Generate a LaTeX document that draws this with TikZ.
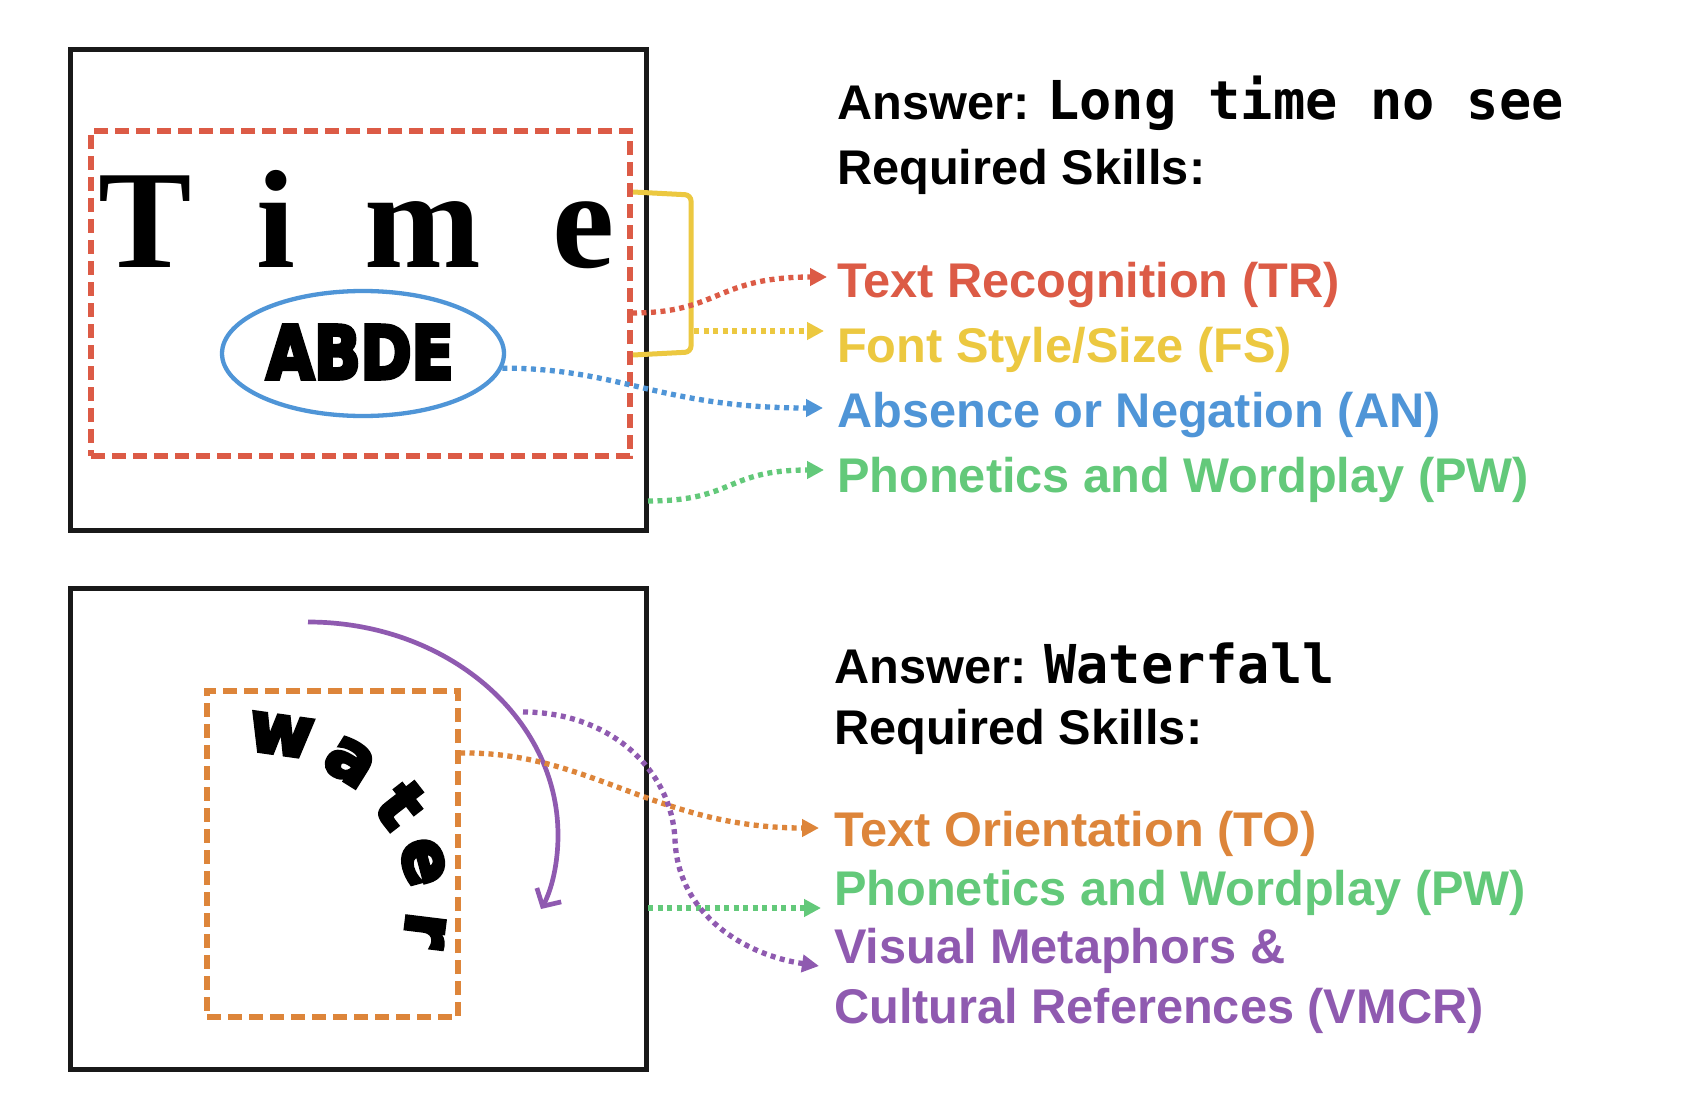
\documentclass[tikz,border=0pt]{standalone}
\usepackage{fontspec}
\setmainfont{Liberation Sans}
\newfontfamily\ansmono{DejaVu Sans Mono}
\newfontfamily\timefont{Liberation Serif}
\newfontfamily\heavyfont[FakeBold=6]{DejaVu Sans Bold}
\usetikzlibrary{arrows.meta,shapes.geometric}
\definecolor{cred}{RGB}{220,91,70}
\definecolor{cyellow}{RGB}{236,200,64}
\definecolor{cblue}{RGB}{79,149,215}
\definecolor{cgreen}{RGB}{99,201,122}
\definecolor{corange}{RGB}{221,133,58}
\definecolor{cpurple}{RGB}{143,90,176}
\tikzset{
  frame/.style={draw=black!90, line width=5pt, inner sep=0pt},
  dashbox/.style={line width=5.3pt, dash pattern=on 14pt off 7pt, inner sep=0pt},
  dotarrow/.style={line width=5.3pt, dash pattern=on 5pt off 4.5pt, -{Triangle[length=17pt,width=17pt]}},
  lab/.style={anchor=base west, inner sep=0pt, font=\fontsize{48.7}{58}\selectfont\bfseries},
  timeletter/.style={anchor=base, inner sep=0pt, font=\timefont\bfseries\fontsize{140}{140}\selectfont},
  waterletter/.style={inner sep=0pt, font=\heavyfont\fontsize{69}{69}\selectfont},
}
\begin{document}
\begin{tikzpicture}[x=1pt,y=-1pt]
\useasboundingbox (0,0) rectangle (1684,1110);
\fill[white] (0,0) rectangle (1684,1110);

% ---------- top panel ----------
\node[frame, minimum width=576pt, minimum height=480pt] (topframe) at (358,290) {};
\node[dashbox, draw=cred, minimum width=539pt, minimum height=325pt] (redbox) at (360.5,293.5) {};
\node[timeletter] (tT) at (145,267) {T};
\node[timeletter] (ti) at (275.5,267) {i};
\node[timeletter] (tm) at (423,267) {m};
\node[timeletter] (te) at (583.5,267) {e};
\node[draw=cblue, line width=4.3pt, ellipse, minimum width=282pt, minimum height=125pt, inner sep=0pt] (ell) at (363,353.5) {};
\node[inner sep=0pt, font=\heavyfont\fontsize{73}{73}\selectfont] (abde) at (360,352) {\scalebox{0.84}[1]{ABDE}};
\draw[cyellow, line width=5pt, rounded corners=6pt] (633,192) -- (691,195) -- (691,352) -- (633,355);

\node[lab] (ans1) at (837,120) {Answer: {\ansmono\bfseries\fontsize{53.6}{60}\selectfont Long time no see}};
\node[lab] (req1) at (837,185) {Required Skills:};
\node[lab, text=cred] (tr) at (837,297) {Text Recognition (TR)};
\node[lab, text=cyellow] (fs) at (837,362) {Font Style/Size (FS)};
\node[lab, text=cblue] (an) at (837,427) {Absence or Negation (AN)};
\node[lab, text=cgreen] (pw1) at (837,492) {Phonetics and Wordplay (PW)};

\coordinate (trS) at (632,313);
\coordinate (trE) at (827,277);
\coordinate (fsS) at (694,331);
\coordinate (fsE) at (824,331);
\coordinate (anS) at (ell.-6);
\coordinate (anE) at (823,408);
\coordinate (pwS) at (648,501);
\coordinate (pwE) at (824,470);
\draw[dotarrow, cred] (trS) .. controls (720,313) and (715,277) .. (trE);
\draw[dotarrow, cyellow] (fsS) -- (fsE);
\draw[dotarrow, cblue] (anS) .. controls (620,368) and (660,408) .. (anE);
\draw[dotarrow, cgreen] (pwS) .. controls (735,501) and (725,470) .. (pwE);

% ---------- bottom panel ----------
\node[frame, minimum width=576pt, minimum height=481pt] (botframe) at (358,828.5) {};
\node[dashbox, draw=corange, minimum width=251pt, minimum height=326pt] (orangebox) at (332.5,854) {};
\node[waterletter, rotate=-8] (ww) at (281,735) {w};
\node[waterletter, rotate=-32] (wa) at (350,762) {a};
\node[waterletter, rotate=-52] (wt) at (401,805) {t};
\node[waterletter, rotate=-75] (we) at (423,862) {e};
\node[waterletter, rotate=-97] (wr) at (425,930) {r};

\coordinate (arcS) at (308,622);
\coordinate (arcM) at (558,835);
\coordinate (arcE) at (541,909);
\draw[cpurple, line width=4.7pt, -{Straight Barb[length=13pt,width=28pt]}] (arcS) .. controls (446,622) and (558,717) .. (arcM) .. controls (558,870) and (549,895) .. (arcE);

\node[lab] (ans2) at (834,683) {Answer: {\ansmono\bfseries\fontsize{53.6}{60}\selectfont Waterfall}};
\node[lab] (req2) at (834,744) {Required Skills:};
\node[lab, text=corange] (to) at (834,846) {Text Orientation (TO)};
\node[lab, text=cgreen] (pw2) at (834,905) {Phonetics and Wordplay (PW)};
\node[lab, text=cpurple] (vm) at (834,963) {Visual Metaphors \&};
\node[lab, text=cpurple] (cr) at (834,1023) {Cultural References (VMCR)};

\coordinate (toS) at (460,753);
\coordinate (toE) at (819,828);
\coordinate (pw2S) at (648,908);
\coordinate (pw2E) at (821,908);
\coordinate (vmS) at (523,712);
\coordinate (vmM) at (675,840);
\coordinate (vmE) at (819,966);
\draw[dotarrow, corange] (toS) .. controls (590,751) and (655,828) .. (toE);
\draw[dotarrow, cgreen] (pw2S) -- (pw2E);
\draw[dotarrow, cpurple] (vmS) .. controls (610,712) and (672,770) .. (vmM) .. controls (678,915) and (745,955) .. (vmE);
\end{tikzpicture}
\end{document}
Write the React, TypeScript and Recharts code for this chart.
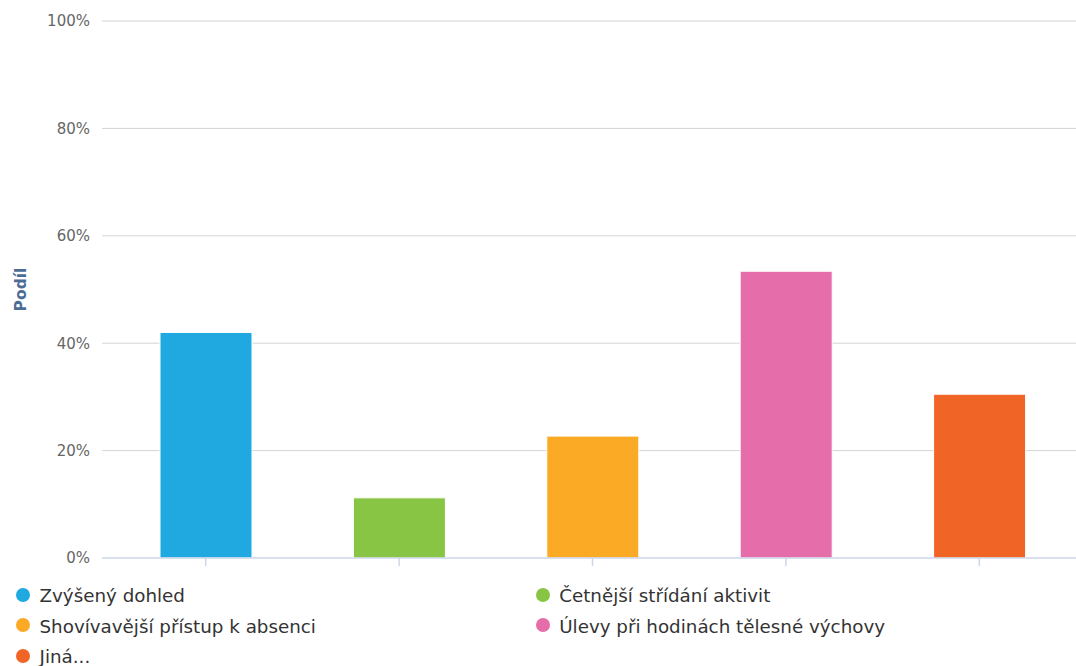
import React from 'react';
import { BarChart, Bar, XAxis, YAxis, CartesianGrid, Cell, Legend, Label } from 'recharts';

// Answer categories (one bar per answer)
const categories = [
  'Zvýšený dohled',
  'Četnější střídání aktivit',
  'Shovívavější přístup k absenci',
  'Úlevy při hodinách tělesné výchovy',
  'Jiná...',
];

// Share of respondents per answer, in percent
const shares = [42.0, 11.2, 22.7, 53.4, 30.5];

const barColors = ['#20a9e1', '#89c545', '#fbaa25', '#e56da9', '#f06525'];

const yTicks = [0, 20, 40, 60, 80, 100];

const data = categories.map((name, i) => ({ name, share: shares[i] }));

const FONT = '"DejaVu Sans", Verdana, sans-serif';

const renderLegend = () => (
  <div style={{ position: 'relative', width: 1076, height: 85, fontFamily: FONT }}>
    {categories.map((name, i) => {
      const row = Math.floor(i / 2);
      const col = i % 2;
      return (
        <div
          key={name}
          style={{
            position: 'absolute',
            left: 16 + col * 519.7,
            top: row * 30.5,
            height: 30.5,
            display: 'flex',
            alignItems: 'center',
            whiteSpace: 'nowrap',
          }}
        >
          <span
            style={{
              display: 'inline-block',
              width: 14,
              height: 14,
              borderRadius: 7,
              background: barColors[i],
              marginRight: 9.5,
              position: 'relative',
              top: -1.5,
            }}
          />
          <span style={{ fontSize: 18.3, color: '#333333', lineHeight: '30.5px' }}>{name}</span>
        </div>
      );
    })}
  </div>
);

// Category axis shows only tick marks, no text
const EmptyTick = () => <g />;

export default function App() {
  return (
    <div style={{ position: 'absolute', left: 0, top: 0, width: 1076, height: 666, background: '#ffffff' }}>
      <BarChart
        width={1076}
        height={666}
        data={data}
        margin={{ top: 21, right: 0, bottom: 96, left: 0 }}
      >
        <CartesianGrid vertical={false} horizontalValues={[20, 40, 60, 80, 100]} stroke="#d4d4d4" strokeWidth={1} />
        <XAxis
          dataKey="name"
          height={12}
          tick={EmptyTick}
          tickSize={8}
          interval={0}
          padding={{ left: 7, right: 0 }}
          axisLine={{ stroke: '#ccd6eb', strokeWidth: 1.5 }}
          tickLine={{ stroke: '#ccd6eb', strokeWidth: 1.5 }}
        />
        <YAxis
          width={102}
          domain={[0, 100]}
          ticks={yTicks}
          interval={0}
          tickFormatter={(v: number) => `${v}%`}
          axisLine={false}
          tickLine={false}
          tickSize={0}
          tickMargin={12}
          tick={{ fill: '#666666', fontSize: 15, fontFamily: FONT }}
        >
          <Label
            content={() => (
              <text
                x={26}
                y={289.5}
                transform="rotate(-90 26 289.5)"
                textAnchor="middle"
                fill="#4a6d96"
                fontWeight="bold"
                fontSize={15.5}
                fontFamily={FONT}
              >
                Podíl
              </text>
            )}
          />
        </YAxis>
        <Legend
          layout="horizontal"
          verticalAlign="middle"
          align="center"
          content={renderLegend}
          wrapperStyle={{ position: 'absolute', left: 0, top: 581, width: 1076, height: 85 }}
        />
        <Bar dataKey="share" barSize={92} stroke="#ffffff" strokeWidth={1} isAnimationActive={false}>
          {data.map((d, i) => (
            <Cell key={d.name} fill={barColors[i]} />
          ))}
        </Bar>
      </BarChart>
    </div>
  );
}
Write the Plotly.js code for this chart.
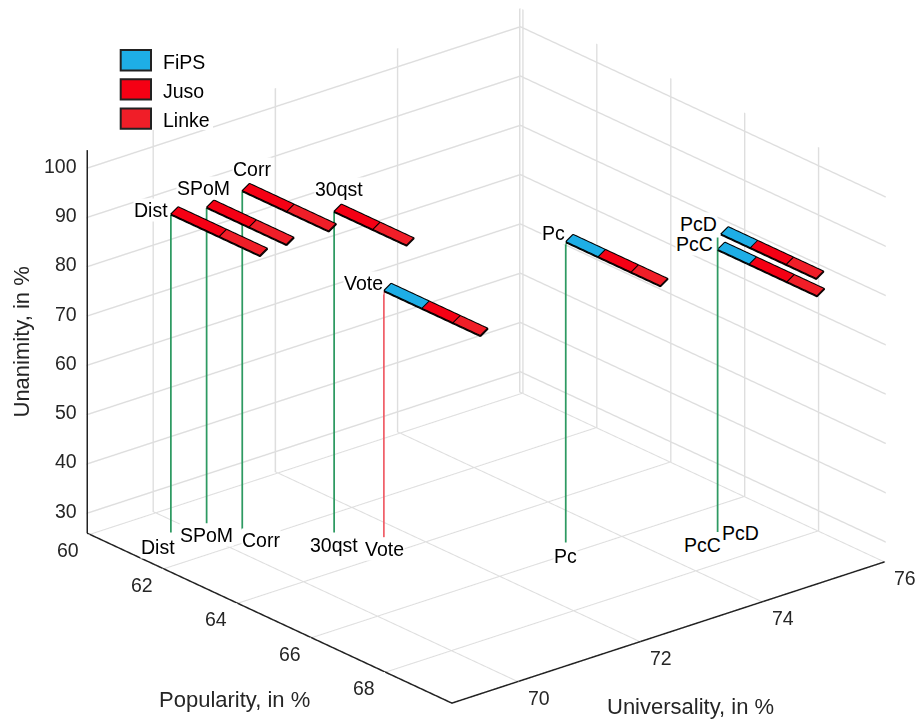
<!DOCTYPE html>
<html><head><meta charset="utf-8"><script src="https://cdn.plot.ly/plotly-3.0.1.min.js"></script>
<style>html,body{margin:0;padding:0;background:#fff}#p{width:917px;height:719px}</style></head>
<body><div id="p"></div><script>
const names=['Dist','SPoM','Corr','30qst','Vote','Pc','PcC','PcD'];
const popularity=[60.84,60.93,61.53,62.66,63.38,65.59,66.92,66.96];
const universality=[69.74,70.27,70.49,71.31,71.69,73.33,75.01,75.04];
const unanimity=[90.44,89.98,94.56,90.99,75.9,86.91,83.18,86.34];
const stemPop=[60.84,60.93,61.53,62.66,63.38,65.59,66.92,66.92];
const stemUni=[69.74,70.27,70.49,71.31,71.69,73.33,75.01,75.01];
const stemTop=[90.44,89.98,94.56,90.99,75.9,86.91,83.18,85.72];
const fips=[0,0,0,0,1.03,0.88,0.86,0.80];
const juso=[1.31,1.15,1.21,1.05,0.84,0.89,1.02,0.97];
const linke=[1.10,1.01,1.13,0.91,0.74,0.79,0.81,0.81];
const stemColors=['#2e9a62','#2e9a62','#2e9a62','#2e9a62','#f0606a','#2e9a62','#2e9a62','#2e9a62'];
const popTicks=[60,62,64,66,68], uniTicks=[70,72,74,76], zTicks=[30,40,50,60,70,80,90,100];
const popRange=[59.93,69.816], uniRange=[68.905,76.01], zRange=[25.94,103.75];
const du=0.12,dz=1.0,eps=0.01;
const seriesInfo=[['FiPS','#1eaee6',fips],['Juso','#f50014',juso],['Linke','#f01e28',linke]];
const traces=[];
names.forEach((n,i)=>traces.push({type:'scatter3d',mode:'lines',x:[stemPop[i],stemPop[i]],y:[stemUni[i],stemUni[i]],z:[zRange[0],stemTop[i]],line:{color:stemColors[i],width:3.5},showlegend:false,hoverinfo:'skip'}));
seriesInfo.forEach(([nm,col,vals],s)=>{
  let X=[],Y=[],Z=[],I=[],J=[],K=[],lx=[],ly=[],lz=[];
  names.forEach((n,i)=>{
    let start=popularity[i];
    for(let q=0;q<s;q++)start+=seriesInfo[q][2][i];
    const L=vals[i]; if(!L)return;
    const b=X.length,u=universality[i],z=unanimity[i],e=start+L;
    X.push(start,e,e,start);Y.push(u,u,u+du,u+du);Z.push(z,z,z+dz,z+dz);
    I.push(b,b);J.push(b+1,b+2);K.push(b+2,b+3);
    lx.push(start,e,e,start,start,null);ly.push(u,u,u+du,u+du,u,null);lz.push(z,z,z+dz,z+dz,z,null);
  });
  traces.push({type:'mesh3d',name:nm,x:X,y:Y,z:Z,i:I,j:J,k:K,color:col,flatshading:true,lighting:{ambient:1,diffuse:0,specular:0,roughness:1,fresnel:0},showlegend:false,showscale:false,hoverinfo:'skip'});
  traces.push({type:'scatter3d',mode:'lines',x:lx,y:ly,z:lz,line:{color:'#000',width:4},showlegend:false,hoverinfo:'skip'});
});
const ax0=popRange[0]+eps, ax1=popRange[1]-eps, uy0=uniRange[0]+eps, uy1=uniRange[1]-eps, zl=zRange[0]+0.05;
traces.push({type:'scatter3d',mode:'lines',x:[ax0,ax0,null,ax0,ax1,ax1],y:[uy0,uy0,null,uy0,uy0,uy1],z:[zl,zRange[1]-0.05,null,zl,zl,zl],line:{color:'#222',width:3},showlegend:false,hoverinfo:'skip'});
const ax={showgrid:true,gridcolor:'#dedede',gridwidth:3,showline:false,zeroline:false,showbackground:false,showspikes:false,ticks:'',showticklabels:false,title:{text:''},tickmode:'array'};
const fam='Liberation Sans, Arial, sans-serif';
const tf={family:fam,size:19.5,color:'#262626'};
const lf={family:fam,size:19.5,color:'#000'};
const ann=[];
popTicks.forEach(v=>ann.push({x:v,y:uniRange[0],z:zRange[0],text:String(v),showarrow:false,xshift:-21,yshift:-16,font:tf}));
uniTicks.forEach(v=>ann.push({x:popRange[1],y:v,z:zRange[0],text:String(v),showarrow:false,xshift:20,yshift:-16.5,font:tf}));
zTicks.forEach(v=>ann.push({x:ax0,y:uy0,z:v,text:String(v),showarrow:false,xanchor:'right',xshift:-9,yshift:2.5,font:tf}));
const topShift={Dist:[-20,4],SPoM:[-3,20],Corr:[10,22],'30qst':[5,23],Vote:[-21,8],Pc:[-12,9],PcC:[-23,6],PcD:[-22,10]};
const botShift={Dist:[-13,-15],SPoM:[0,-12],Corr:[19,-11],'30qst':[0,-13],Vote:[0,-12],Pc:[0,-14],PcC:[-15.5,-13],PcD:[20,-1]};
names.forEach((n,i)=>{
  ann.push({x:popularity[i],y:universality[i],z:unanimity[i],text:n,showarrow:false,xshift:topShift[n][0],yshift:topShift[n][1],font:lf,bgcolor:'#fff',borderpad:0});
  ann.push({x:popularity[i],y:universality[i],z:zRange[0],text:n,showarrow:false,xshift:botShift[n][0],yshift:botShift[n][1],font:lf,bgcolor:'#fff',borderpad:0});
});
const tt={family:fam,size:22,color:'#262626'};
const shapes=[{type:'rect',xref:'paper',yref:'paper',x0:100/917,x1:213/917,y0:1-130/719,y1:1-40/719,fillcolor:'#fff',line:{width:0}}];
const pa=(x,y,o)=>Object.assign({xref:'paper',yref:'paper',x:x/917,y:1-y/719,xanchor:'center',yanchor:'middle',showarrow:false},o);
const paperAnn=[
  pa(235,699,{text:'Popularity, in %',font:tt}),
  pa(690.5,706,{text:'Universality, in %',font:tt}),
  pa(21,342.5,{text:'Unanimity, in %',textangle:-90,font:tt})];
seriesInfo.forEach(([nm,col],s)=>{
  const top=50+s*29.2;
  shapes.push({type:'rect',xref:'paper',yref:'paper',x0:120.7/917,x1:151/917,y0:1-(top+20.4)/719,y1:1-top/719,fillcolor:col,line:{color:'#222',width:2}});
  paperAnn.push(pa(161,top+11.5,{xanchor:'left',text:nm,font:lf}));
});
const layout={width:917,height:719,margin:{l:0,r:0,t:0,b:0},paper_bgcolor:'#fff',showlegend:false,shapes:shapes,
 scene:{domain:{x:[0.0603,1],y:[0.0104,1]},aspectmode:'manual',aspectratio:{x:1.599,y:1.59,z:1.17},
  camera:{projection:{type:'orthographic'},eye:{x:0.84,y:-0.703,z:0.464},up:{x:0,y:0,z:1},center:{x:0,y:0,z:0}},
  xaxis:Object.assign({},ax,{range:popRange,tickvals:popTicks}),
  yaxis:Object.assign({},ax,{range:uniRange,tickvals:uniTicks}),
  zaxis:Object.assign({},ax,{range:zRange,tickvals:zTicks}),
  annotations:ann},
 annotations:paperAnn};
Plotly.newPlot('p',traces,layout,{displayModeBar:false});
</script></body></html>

--------------------

Goal of the exercise: Pictures are excluded. Repeat exactly the lines from the one containing "Write the React, TypeScript" to the one containing "const EmptyTick = () => <g />;", inclusive.

Exercise response:
Write the React, TypeScript and Recharts code for this chart.
import React from 'react';
import { BarChart, Bar, XAxis, YAxis, CartesianGrid, Cell, Legend, Label } from 'recharts';

// Answer categories (one bar per answer)
const categories = [
  'Zvýšený dohled',
  'Četnější střídání aktivit',
  'Shovívavější přístup k absenci',
  'Úlevy při hodinách tělesné výchovy',
  'Jiná...',
];

// Share of respondents per answer, in percent
const shares = [42.0, 11.2, 22.7, 53.4, 30.5];

const barColors = ['#20a9e1', '#89c545', '#fbaa25', '#e56da9', '#f06525'];

const yTicks = [0, 20, 40, 60, 80, 100];

const data = categories.map((name, i) => ({ name, share: shares[i] }));

const FONT = '"DejaVu Sans", Verdana, sans-serif';

const renderLegend = () => (
  <div style={{ position: 'relative', width: 1076, height: 85, fontFamily: FONT }}>
    {categories.map((name, i) => {
      const row = Math.floor(i / 2);
      const col = i % 2;
      return (
        <div
          key={name}
          style={{
            position: 'absolute',
            left: 16 + col * 519.7,
            top: row * 30.5,
            height: 30.5,
            display: 'flex',
            alignItems: 'center',
            whiteSpace: 'nowrap',
          }}
        >
          <span
            style={{
              display: 'inline-block',
              width: 14,
              height: 14,
              borderRadius: 7,
              background: barColors[i],
              marginRight: 9.5,
              position: 'relative',
              top: -1.5,
            }}
          />
          <span style={{ fontSize: 18.3, color: '#333333', lineHeight: '30.5px' }}>{name}</span>
        </div>
      );
    })}
  </div>
);

// Category axis shows only tick marks, no text
const EmptyTick = () => <g />;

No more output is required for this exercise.